口当たりはオイリーで酸味のある麦芽香、パワフル。香り同様にクリアでナチュラルな構成。
フィニッシュは程よくビターで、アルコールが喉の奥を刺激する。
少量加水すると麦芽感が増し、蜂蜜の甘さや柑橘系の爽やかさも。厚みがあってナチュラルな香味は1飲の価値あり。"


1970年代前半流通でありながら、23年というピチピチ、適度な熟成期間。
さらにリリースが少ないオードのオールドビンテージに、レアモルトシリーズ。
ウイスキー好きとしてはラベルだけで「ウホっ、イイモルト」となるのは仕方ない話。

その中身は一言でレアモルト味、と言えばそれなりに飲んでいる方には伝わるであろう香味です。
ただ度数が強く全体的にパワーがあるため、飲み進めるとコクというか複雑さを加えている要素がちらほらと見えてきますが、後一歩踏み込めない。
そこで少量加水。すると見事にオードらしい厚みのある麦芽感や柑橘系を思わせる爽やかな味わいが前に出て来ます。
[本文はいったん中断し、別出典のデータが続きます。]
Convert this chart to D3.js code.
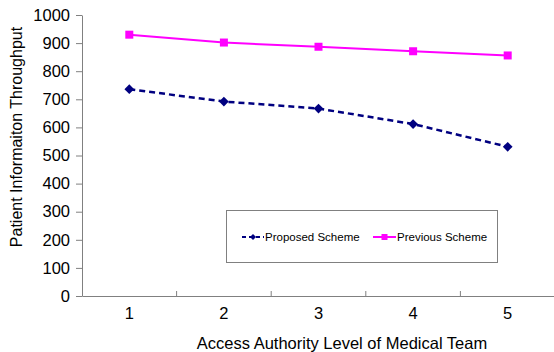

このポジティブな変化は加点対象ですね。

ウイスキーを本格的飲み始めた時はカスク至上主義に走り、加水調整を軽視していた時期もありました。
なんでこのボトルは43%にしたのか・・・とか、そのボトルの香味を一番感じるためには加水やトワイスアップは不要、とか。
しかしこういうボトルに出会うと、そのボトルが持つ香味を引き出す手段として、あるいはより旨く飲むための手段として、加水の重要性を認識しますね。
自分のオススメはハーフ15mlに対して3mlくらい。適度なアルコール感を残しつつ薄くなった印象も無く香味が開きます。


このオード、実は自分のボトルではなく愛知方面のモルト仲間から強奪したモノ。